Lake Harvests are Likely More Fruitful than We Knew

Harvests from freshwater fisheries such as the Great Lakes could total more than 12 million tons a year globally and contribute more to global food supplies and economies than previous estimates indicate, according to a study published today by Michigan State University and the U.S. Geological Survey.

“Our study provides an independent estimate of global inland fishery harvests based on food web ecology and fisheries activity, and can help resource managers in the United States and around the world make informed decisions about the often competing uses of inland fresh waters,” said Andrew Deines, a scientist with Michigan State University’s Center for Systems Integration and Sustainability during the study and the report’s lead author.

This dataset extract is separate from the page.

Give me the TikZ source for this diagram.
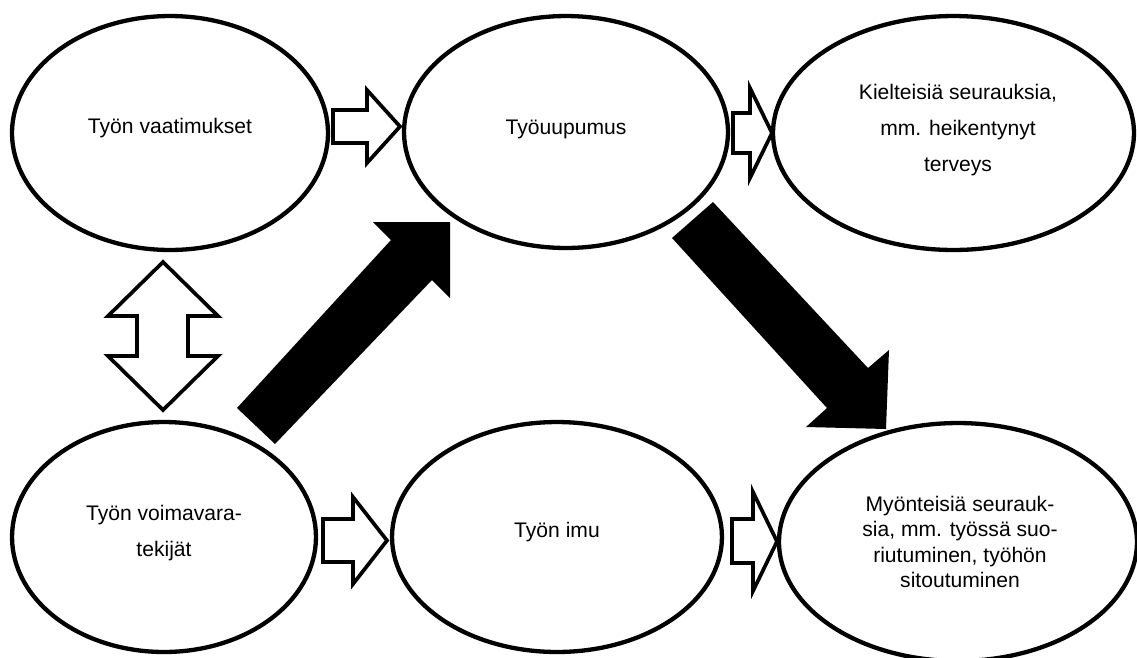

Freshwater ecosystems across the planet provide valuable services, such as drinking water, hydropower, irrigation for agriculture and economically important recreation and tourism. The USGS, Michigan State University and partners estimated the 2011 fish harvest from over 246,000 lakes worldwide. They found that the harvest was 18.5 billion pounds, or the weight of more than a million large African elephants.

These lakes accounted for about 50 percent of the global freshwater lake area. Because the study did not assess the inland fishery harvest from rivers, wetlands and very small lakes, the true total global freshwater fish harvest in 2011 likely exceeded the 12 million tons reported to the United Nations Food and Agriculture Organization, or FAO.